Have you ever found yourself doing some Monday morning quarterbacking? I’m not talking about second guessing some of the decisions made by the Packers’ coaching staff, but reviewing things you did the previous week and thinking you should have done something else. Assessing things is important, but it is also essential to move on and start preparing for what is to come, which is what I found myself doing today, including starting to think about a few months from now and the Advent and Christmas seasons.

No sooner had I started to look at my worship planning calendar than I stopped. Things have changed, and the game plan laid out months ago may need to be adjusted to fit the new circumstances. In-person midweek Advent services may give way to online devotionals. Crowded Christmas Eve services may have to be morphed into several smaller gatherings. And what if people just aren’t comfortable coming out at all since flu season will also be in full swing? And what about the special choir music and children’s participation? Once one goes down the Rabbit Hole of Possibilities, the possibilities seem endless. And what if the plans don’t work?

One of the most quoted passages in the Old Testament is Jeremiah 29:11 in which the Lord declares that He knows the plans He has for His people. I invite you to read the verse in its context: This is what the Lord says: “You will be in Babylon for seventy years. But then I will come and do for you all the good things I have promised, and I will bring you home again. For I know the plans I have for you,” says the Lord. “They are plans for good and not for disaster, to give you a future and a hope. In those days when you pray, I will listen. If you look for Me wholeheartedly, you will find Me. I will be found by you,” says the Lord. (Jeremiah 29:10–14, NLT)

There are a few important points to keep in mind that apply to planning for the future: 1) The Lord knows all that the future will bring, and we don’t; 2) Preparing for the future in a God-pleasing manner involves prayer and seeking the Lord’s will; 3) The Lord promises to be actively involved in our lives if we desire that; 4) The Lord’s actions are always motivated by love and are for the good of His people.

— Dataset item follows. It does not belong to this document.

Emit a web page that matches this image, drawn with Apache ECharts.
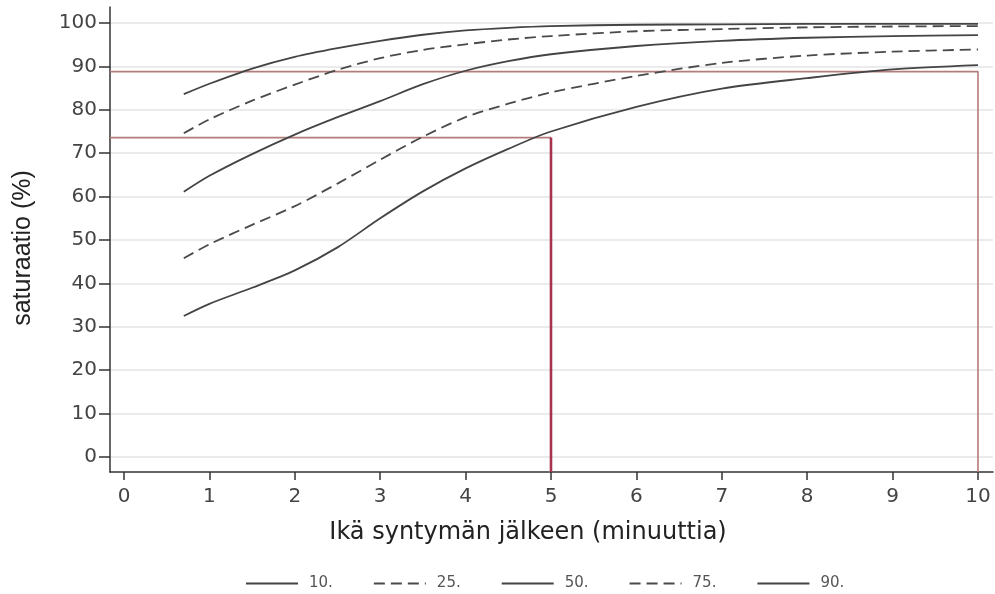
<!DOCTYPE html>
<html><head><meta charset="utf-8">
<script src="https://cdn.jsdelivr.net/npm/echarts@6/dist/echarts.min.js"></script>
<style>html,body{margin:0;padding:0;background:#fff}#c{width:995px;height:594px}</style>
</head><body><div id="c"></div>
<script>
// Age after birth (minutes) at which the percentile curves are sampled
const ages = [0.7, 1, 1.5, 2, 2.5, 3, 3.5, 4, 4.5, 5, 6, 7, 8, 9, 10];
// Saturation (%) percentiles
const p10 = [32.5, 35.3, 39.0, 43.0, 48.3, 55.0, 61.2, 66.5, 71.0, 75.0, 80.7, 84.9, 87.3, 89.3, 90.3];
const p25 = [45.8, 49.0, 53.5, 57.8, 63.0, 68.5, 73.8, 78.3, 81.4, 84.0, 87.8, 90.8, 92.5, 93.4, 93.9];
const p50 = [61.1, 64.8, 69.8, 74.3, 78.3, 82.0, 85.9, 89.0, 91.2, 92.8, 94.7, 95.9, 96.6, 97.0, 97.2];
const p75 = [74.6, 77.8, 82.1, 85.8, 89.2, 91.9, 93.8, 95.1, 96.2, 97.0, 98.1, 98.6, 99.0, 99.2, 99.3];
const p90 = [83.6, 86.0, 89.5, 92.2, 94.2, 95.9, 97.3, 98.3, 98.9, 99.3, 99.6, 99.7, 99.8, 99.8, 99.8];
const seriesNames = ['10.', '25.', '50.', '75.', '90.'];
const xTicks = [0, 1, 2, 3, 4, 5, 6, 7, 8, 9, 10];
const yTicks = [0, 10, 20, 30, 40, 50, 60, 70, 80, 90, 100];
// Reference (target) lines: saturation level reached at given age
const refLevels = [88.8, 73.6];
const refAges = [10, 5];
const xTitle = 'Ikä syntymän jälkeen (minuuttia)';
const yTitle = 'saturaatio (%)';

const X_MIN = -0.164, X_MAX = 10.176, Y_MIN = -3.456, Y_MAX = 103.69;
const values = [p10, p25, p50, p75, p90];
const dashed = [false, true, false, true, false];

const curveSeries = values.map((v, k) => ({
  name: seriesNames[k], type: 'line', smooth: 0.3, symbol: 'none', z: 5,
  data: ages.map((a, i) => [a, v[i]]),
  lineStyle: { color: dashed[k] ? '#4a4a4a' : '#444', width: 1.8, type: dashed[k] ? [11, 6] : 'solid' },
  itemStyle: { color: '#444' }
}));

const refColor = '#b57c7c';
const refSeries = [
  { type: 'line', symbol: 'none', silent: true, z: 3,
    data: [[X_MIN, refLevels[0]], [refAges[0], refLevels[0]], [refAges[0], Y_MIN]],
    lineStyle: { color: refColor, width: 1.6 } },
  { type: 'line', symbol: 'none', silent: true, z: 3,
    data: [[X_MIN, refLevels[1]], [refAges[1], refLevels[1]]],
    lineStyle: { color: refColor, width: 1.6 } },
  { type: 'line', symbol: 'none', silent: true, z: 3,
    data: [[refAges[1], refLevels[1]], [refAges[1], Y_MIN]],
    lineStyle: { color: '#a8344c', width: 2.6 } }
];

const chart = echarts.init(document.getElementById('c'));
chart.setOption({
  animation: false,
  backgroundColor: '#fff',
  grid: { left: 110, right: 2, top: 7, bottom: 122, containLabel: false },
  xAxis: {
    type: 'value', min: X_MIN, max: X_MAX,
    axisLine: { show: true, onZero: false, lineStyle: { color: '#333', width: 1.5 } },
    axisTick: { show: true, length: 8, customValues: xTicks, lineStyle: { color: '#333', width: 1.5 } },
    axisLabel: { customValues: xTicks, fontFamily: 'DejaVu Sans', fontSize: 20, color: '#444', margin: 15 },
    splitLine: { show: false }
  },
  yAxis: {
    type: 'value', min: Y_MIN, max: Y_MAX,
    axisLine: { show: true, onZero: false, lineStyle: { color: '#333', width: 1.5 } },
    axisTick: { show: true, length: 11, customValues: yTicks, lineStyle: { color: '#333', width: 1.5 } },
    axisLabel: { customValues: yTicks, fontFamily: 'DejaVu Sans', fontSize: 20, color: '#444', margin: 13 },
    splitLine: { show: true, lineStyle: { color: '#e4e4e4', width: 1.5 } }
  },
  legend: {
    data: seriesNames, left: 245, top: 576, padding: 0, itemWidth: 52, itemHeight: 14, itemGap: 40,
    itemStyle: { opacity: 0 },
    textStyle: { fontFamily: 'DejaVu Sans', fontSize: 15, color: '#555', padding: [0, 0, 0, 6] }
  },
  graphic: [
    { type: 'text', x: 528, y: 533, style: { text: xTitle, font: '24px "DejaVu Sans"', fill: '#222', align: 'center', verticalAlign: 'middle' } },
    { type: 'text', x: 23.5, y: 248, rotation: Math.PI / 2, style: { text: yTitle, font: '25px "Liberation Sans"', fill: '#222', align: 'center', verticalAlign: 'middle' } }
  ],
  series: refSeries.concat(curveSeries)
});
</script></body></html>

Which brings me back to Monday morning quarterbacking and my assessment of the the past before preparing for the future. How much previous planning and follow-through was done with the Lord? And if I did things on my own, how did it work for me?

Be Thou my vision, O Lord of my heart; Naught be all else to me, save that Thou art;
Thou my best thought, by day or by night; Waking or sleeping, Thy presence my light.